A shoe's heel drop ranges from 0 mm to 14 mm, and 10 mm remains the most common heel drop available. Other names for heel drop include shoe drop, shoe offset, heel differential, toe drop, pitch, and gradient. When shopping for running shoes, heel drop is one feature to consider.
Why Does Heel Drop Matter?
The heel drop of your running shoes can affect the way you run. It shifts your gait, placing pressure on different parts of your lower body. A shoe with a lower drop promotes a midfoot and forefoot strike, while a higher drop shoe encourages a rearfoot strike. As a result, the lower drop shoe places additional stress on the ankle and lower leg. A higher drop shoe shifts the stress to the knees and hips.
Here's a closer look at how heel drop can change the way you run.
- Cadence: A lower drop can shorten step length to improve cadence. A higher drop slows footswitch.
- Flexion: Low drop shoes allow for more ankle flexion. High drop shoes allow for more knee flexion.

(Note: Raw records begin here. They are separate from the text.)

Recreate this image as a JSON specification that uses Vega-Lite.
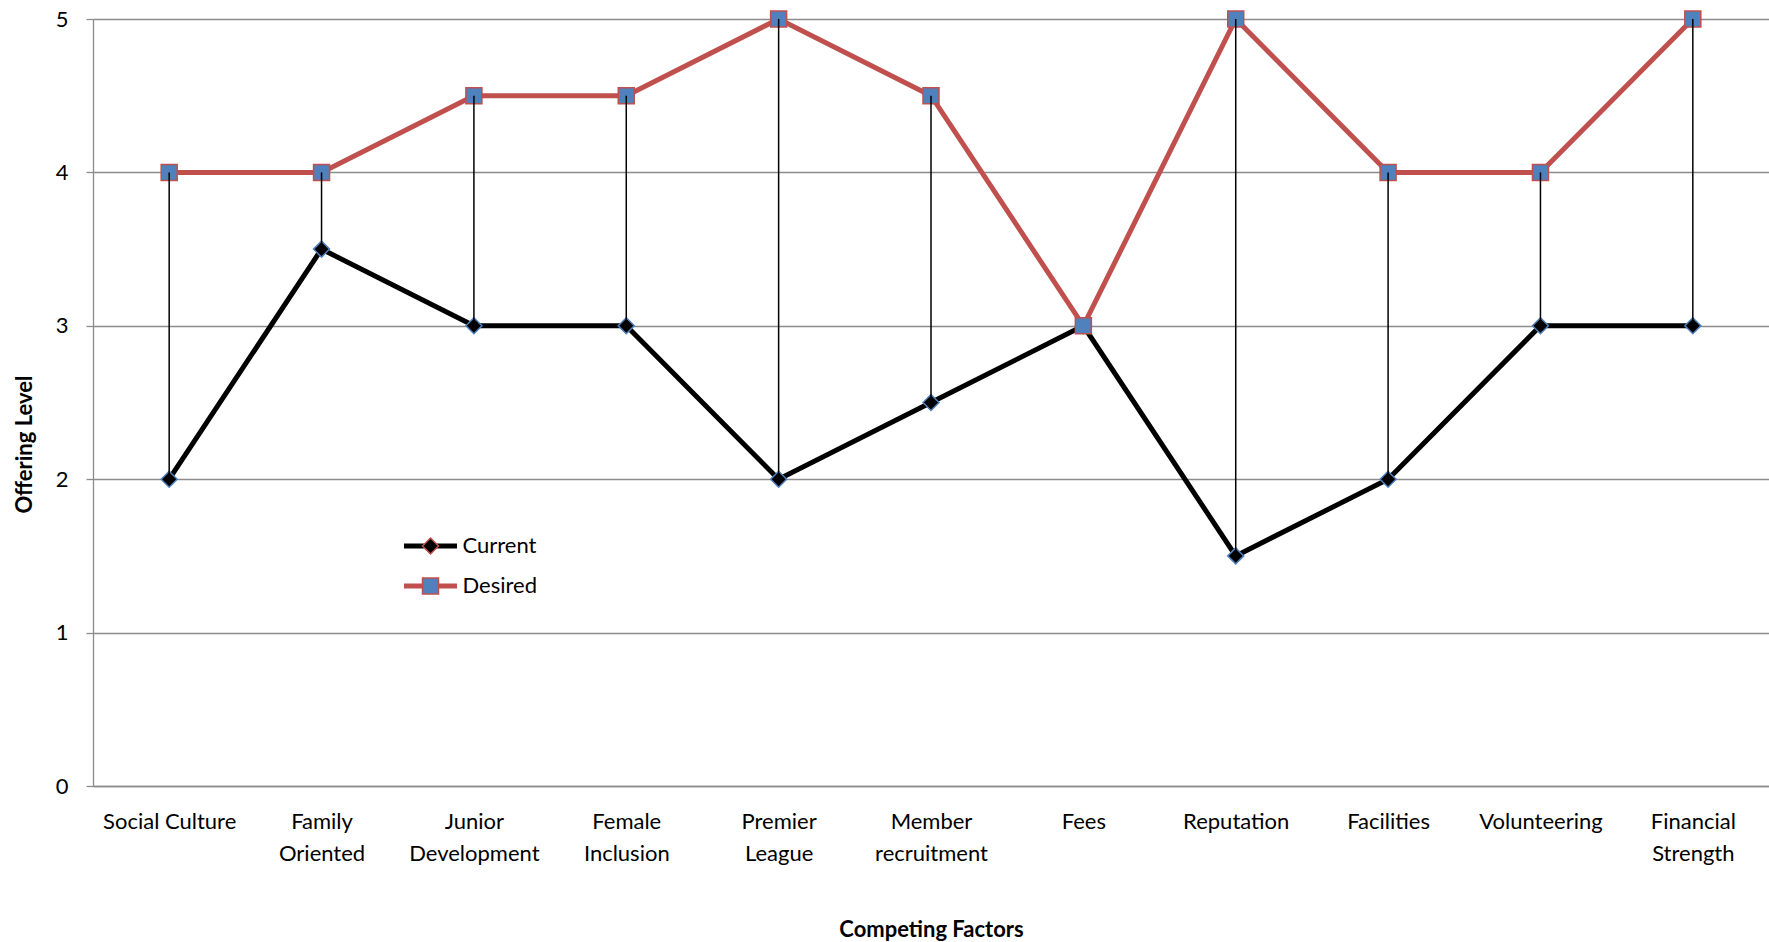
{
  "$schema": "https://vega.github.io/schema/vega-lite/v6.json",
  "width": 1676,
  "height": 767,
  "autosize": "none",
  "padding": {"left": 93, "top": 19, "right": 0, "bottom": 156},
  "background": "white",
  "config": {
    "font": "Lato",
    "view": {"stroke": null},
    "axis": {
      "labelFont": "Lato",
      "labelFontSize": 22,
      "labelColor": "#000000",
      "titleFont": "Lato",
      "titleFontSize": 22,
      "titleFontWeight": "bold",
      "titleColor": "#000000",
      "domainColor": "#8c8c8c",
      "domainWidth": 1.3,
      "tickColor": "#8c8c8c",
      "tickWidth": 1.3,
      "gridColor": "#8c8c8c",
      "gridWidth": 1.3
    },
    "axisX": {
      "ticks": false,
      "grid": false,
      "labelAngle": 0,
      "labelPadding": 42,
      "labelBaseline": "alphabetic",
      "labelLineHeight": 32,
      "titleY": 150,
      "titleBaseline": "alphabetic"
    },
    "axisY": {
      "grid": true,
      "tickSize": 7,
      "labelPadding": 18,
      "titleX": -69,
      "titleY": 425,
      "titleAngle": -90,
      "titleAlign": "center",
      "titleBaseline": "middle"
    },
    "legend": {
      "labelFont": "Lato",
      "labelFontSize": 22,
      "labelColor": "#000000",
      "padding": 0
    }
  },
  "data": {
    "values": [
      {"factor": "Social Culture", "Current": 2, "Desired": 4},
      {"factor": "Family Oriented", "Current": 3.5, "Desired": 4},
      {"factor": "Junior Development", "Current": 3, "Desired": 4.5},
      {"factor": "Female Inclusion", "Current": 3, "Desired": 4.5},
      {"factor": "Premier League", "Current": 2, "Desired": 5},
      {"factor": "Member recruitment", "Current": 2.5, "Desired": 4.5},
      {"factor": "Fees", "Current": 3, "Desired": 3},
      {"factor": "Reputation", "Current": 1.5, "Desired": 5},
      {"factor": "Facilities", "Current": 2, "Desired": 4},
      {"factor": "Volunteering", "Current": 3, "Desired": 4},
      {"factor": "Financial Strength", "Current": 3, "Desired": 5}
    ]
  },
  "encoding": {
    "x": {
      "field": "factor",
      "type": "nominal",
      "sort": null,
      "scale": {"type": "point", "padding": 0.5},
      "title": "Competing Factors",
      "axis": {"labelExpr": "datum.value == 'Social Culture' ? datum.value : split(datum.value, ' ')"}
    }
  },
  "layer": [
    {
      "transform": [{"fold": ["Current", "Desired"], "as": ["series", "value"]}],
      "mark": {"type": "line", "strokeWidth": 5, "strokeJoin": "miter"},
      "encoding": {
        "y": {
          "field": "value",
          "type": "quantitative",
          "scale": {"domain": [0, 5]},
          "title": "Offering Level",
          "axis": {"values": [0, 1, 2, 3, 4, 5], "format": "d"}
        },
        "stroke": {
          "field": "series",
          "type": "nominal",
          "scale": {"range": ["#000000", "#C0504D"]},
          "legend": {
            "orient": "none",
            "legendX": 320,
            "legendY": 516,
            "title": null,
            "symbolType": "M-3.12,0H3.12",
            "symbolSize": 289,
            "symbolStrokeWidth": 5,
            "symbolOffset": 6.5,
            "labelOffset": 21,
            "rowPadding": 18,
            "labelBaseline": "middle"
          }
        }
      }
    },
    {
      "transform": [{"fold": ["Current", "Desired"], "as": ["series", "value"]}],
      "mark": {"type": "point", "filled": true, "size": 256, "strokeWidth": 1.5, "opacity": 1},
      "encoding": {
        "y": {"field": "value", "type": "quantitative", "title": "Offering Level"},
        "shape": {
          "field": "series",
          "type": "nominal",
          "scale": {"domain": ["Current", "Desired"], "range": ["diamond", "square"]},
          "legend": {
            "orient": "none",
            "legendX": 320,
            "legendY": 516,
            "title": null,
            "symbolSize": 256,
            "symbolStrokeWidth": 1.5,
            "symbolOffset": 6.5,
            "labelOffset": 21,
            "rowPadding": 18,
            "labelOpacity": 0,
            "labelBaseline": "middle",
            "zindex": 2,
            "encode": {"symbols": {"enter": {"stroke": [{"test": "datum.value === 'Current'", "value": "#4F81BD"}, {"value": "#C0504D"}]}, "update": {"stroke": [{"test": "datum.value === 'Current'", "value": "#4F81BD"}, {"value": "#C0504D"}], "strokeWidth": {"value": 1.5}}}}
          }
        },
        "fill": {
          "field": "series",
          "type": "nominal",
          "scale": {"domain": ["Current", "Desired"], "range": ["#000000", "#4F81BD"]},
          "legend": {
            "orient": "none",
            "legendX": 320,
            "legendY": 516,
            "title": null,
            "symbolSize": 256,
            "symbolStrokeWidth": 1.5,
            "symbolOffset": 6.5,
            "labelOffset": 21,
            "rowPadding": 18,
            "labelOpacity": 0,
            "labelBaseline": "middle",
            "zindex": 2,
            "encode": {"symbols": {"enter": {"stroke": [{"test": "datum.value === 'Current'", "value": "#4F81BD"}, {"value": "#C0504D"}]}, "update": {"stroke": [{"test": "datum.value === 'Current'", "value": "#4F81BD"}, {"value": "#C0504D"}], "strokeWidth": {"value": 1.5}}}}
          }
        },
        "stroke": {"condition": {"test": "datum.series === 'Current'", "value": "#4F81BD"}, "value": "#C0504D"}
      }
    },
    {
      "mark": {"type": "rule", "color": "#000000", "strokeWidth": 1.5},
      "encoding": {
        "y": {"field": "Current", "type": "quantitative", "title": "Offering Level"},
        "y2": {"field": "Desired"}
      }
    }
  ]
}
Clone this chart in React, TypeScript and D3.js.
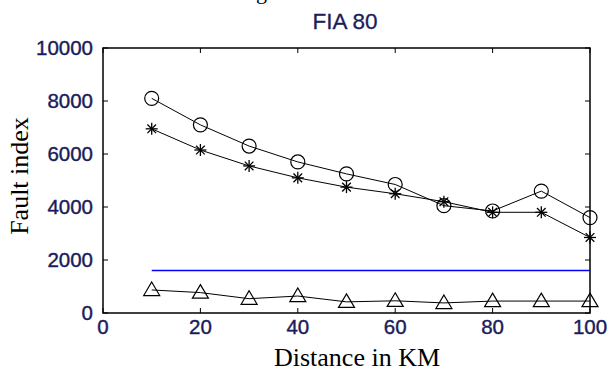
import React from "react";
import * as d3 from "d3";

const distances = [10, 20, 30, 40, 50, 60, 70, 80, 90, 100];
const circleSeries = [8100, 7100, 6300, 5700, 5250, 4850, 4050, 3850, 4600, 3600];
const starSeries = [6950, 6150, 5550, 5100, 4750, 4500, 4200, 3800, 3800, 2850];
const triangleSeries = [870, 770, 540, 640, 420, 460, 380, 450, 450, 450];
const thresholdValue = 1600;
const xTicks = [0, 20, 40, 60, 80, 100];
const yTicks = [0, 2000, 4000, 6000, 8000, 10000];

const W = 609;
const H = 374;
const M = { left: 103, right: 590, top: 48, bottom: 313 };
const tickColor = "#1c1c5a";
const sans = "Liberation Sans, Arial, sans-serif";
const serif = "Liberation Serif, 'Times New Roman', serif";

export default function App() {
  const x = d3.scaleLinear().domain([0, 100]).range([M.left, M.right]);
  const y = d3.scaleLinear().domain([0, 10000]).range([M.bottom, M.top]);
  const line = d3
    .line<[number, number]>()
    .x((d) => x(d[0]))
    .y((d) => y(d[1]));
  const pts = (s: number[]) => distances.map((d, i) => [d, s[i]] as [number, number]);

  const star = (cx: number, cy: number, k: number) => {
    const r = 6;
    const r2 = r * 0.72;
    return (
      <g key={k} stroke="#000" strokeWidth={1.3}>
        <line x1={cx - r} y1={cy} x2={cx + r} y2={cy} />
        <line x1={cx} y1={cy - r} x2={cx} y2={cy + r} />
        <line x1={cx - r2} y1={cy - r2} x2={cx + r2} y2={cy + r2} />
        <line x1={cx - r2} y1={cy + r2} x2={cx + r2} y2={cy - r2} />
      </g>
    );
  };
  const tri = (cx: number, cy: number, k: number) => {
    const s = 8;
    return (
      <path
        key={k}
        d={`M${cx},${cy - s}L${cx + s},${cy + s * 0.7}L${cx - s},${cy + s * 0.7}Z`}
        fill="none"
        stroke="#000"
        strokeWidth={1.2}
      />
    );
  };

  return (
    <svg width={W} height={H} style={{ position: "absolute", left: 0, top: 0 }}>
      <rect x={0} y={0} width={W} height={H} fill="#fff" />
      <text x={256} y={-1} fontFamily={serif} fontSize={22} fill="#000">
        g
      </text>
      <text
        x={345}
        y={29}
        textAnchor="middle"
        fontFamily={sans}
        fontSize={22.5}
        fill={tickColor}
        stroke={tickColor}
        strokeWidth={0.3}
      >
        FIA 80
      </text>
      {/* box */}
      <rect
        x={M.left}
        y={M.top}
        width={M.right - M.left}
        height={M.bottom - M.top}
        fill="none"
        stroke="#000"
        strokeWidth={1.5}
      />
      {xTicks.map((t) => (
        <g key={"xt" + t}>
          <line x1={x(t)} x2={x(t)} y1={M.bottom} y2={M.bottom - 5} stroke="#000" />
          <line x1={x(t)} x2={x(t)} y1={M.top} y2={M.top + 5} stroke="#000" />
          <text
            x={x(t)}
            y={M.bottom + 21}
            textAnchor="middle"
            fontFamily={sans}
            fontSize={20.5}
            fill={tickColor}
            stroke={tickColor}
            strokeWidth={0.4}
          >
            {t}
          </text>
        </g>
      ))}
      {yTicks.map((t) => (
        <g key={"yt" + t}>
          <line x1={M.left} x2={M.left + 5} y1={y(t)} y2={y(t)} stroke="#000" />
          <line x1={M.right} x2={M.right - 5} y1={y(t)} y2={y(t)} stroke="#000" />
          <text
            x={M.left - 10}
            y={y(t) + 7}
            textAnchor="end"
            fontFamily={sans}
            fontSize={20.5}
            fill={tickColor}
            stroke={tickColor}
            strokeWidth={0.4}
          >
            {t}
          </text>
        </g>
      ))}
      <text x={357} y={366} textAnchor="middle" fontFamily={serif} fontSize={26} fill="#000">
        Distance in KM
      </text>
      <text
        transform={`translate(28,176) rotate(-90)`}
        textAnchor="middle"
        fontFamily={serif}
        fontSize={26}
        fill="#000"
      >
        Fault index
      </text>
      {/* threshold */}
      <line
        x1={x(10)}
        x2={x(100)}
        y1={y(thresholdValue)}
        y2={y(thresholdValue)}
        stroke="#0000ff"
        strokeWidth={1.5}
      />
      <path d={line(pts(circleSeries)) || ""} fill="none" stroke="#000" strokeWidth={1} />
      <path d={line(pts(starSeries)) || ""} fill="none" stroke="#000" strokeWidth={1} />
      <path d={line(pts(triangleSeries)) || ""} fill="none" stroke="#000" strokeWidth={1} />
      {distances.map((d, i) => (
        <circle key={"c" + i} cx={x(d)} cy={y(circleSeries[i])} r={7} fill="none" stroke="#000" strokeWidth={1.2} />
      ))}
      {distances.map((d, i) => star(x(d), y(starSeries[i]), i))}
      {distances.map((d, i) => tri(x(d), y(triangleSeries[i]), i))}
    </svg>
  );
}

- Running form: Runners have to shift to a midfoot or forefoot strike when wearing shoes with a low heel drop. A higher drop shoe signals the runner to shorten their stride.
- Injury: Runners with knee pain may prefer wearing low-drop shoes. Runners with tight Achilles tenders may feel more comfortable in high heel drop shoes.
If you're new to running, heel drop may be less important than other shoe features. You're still learning about your natural gait and how your body feels during a run. Look for a shoe that feels comfortable and supports your foot.
What Type of Heel Drop Is Best?
Heel drop is a matter of personal preference for most runners. What works for one may not be the best choice for another. The goal is to find a shoe that feels comfortable, fits your foot, and provides the support you need to complete your running sessions.
The most common heel drop is 10 mm, which falls under the category of high-drop shoes. These shoes have heel drops ranging from 9 mm to 14 mm. The GEL-NIMBUS™ , GEL-KAYANO™ , and GEL-CUMULUS™ shoes by ASICS are high drop shoes with a heel drop of 10 mm.
Mid-drop shoes have a heel drop between 5 mm and 8 mm, but shoes on the lower end of this range can still have minimalistic qualities. ASICS offers several running shoes within this category, including the METASPEED™ (5 mm), GEL-NOOSA TRI™ 13 GS (7 mm), and GT-1000™ (8 mm) running shoes.
The low-drop category includes shoes with a heel drop between 1 mm and 4 mm. These minimalist shoes provide a balance between a barefoot running experience and support for the foot. If you're not quite ready for a zero-drop shoe or have tried it and didn't like it, low-drop shoes may be your answer.
Zero-drop shoes simulate barefoot running. Many shoes in this category have little to no cushioning so that the foot stays as flat as possible. The ASICS METARIDE™ is a zero drop shoe that features cushioning designed to support the foot and absorb shock during running sessions.
Calculating Heel Drop
You won't be able to identify a shoe's drop just by looking at it. The amount of cushioning between the shoe and the ground isn't the same as heel drop. Most manufacturers and suppliers include heel drop in their product descriptions, so you can easily find this information on their websites. If you can't find a shoe's heel drop listed anywhere, you can calculate it on your own.
To do this, you need a digital caliper like the ones used in woodworking, carpentry, and metal fabrication. Follow these steps.
1. Open the caliper and pinch the shoe's sole. Make sure the caliper on the outside of the shoe is on the bottom of the shoe and not inside a groove.
2. Write down the measurement.
3. Repeat on the front of the shoe. To reach inside the shoe, slide one side of the caliper through the side of the shoe's tongue until it touches the inner sole.
4. Subtract the forefoot measurement from the rear measurement to determine the heel drop.
If you choose to calculate heel drop on your own, keep in mind that your measurement is taken from an unloaded shoe. The manufacturer takes into account compression from the weight of a human body when measuring heel drop.
Finding the Right Running Shoe for You
There's nothing quite like the feeling of slipping on a pair of just-right-for-you-shoes and hitting the road. Heel drop may be a factor to consider when choosing a new shoe, but it's not the only one. If you like the shoes you're currently using, there's no need to switch. When you do want to switch it up and try a shoe with a different drop, take it slowly and give your body a chance to adjust.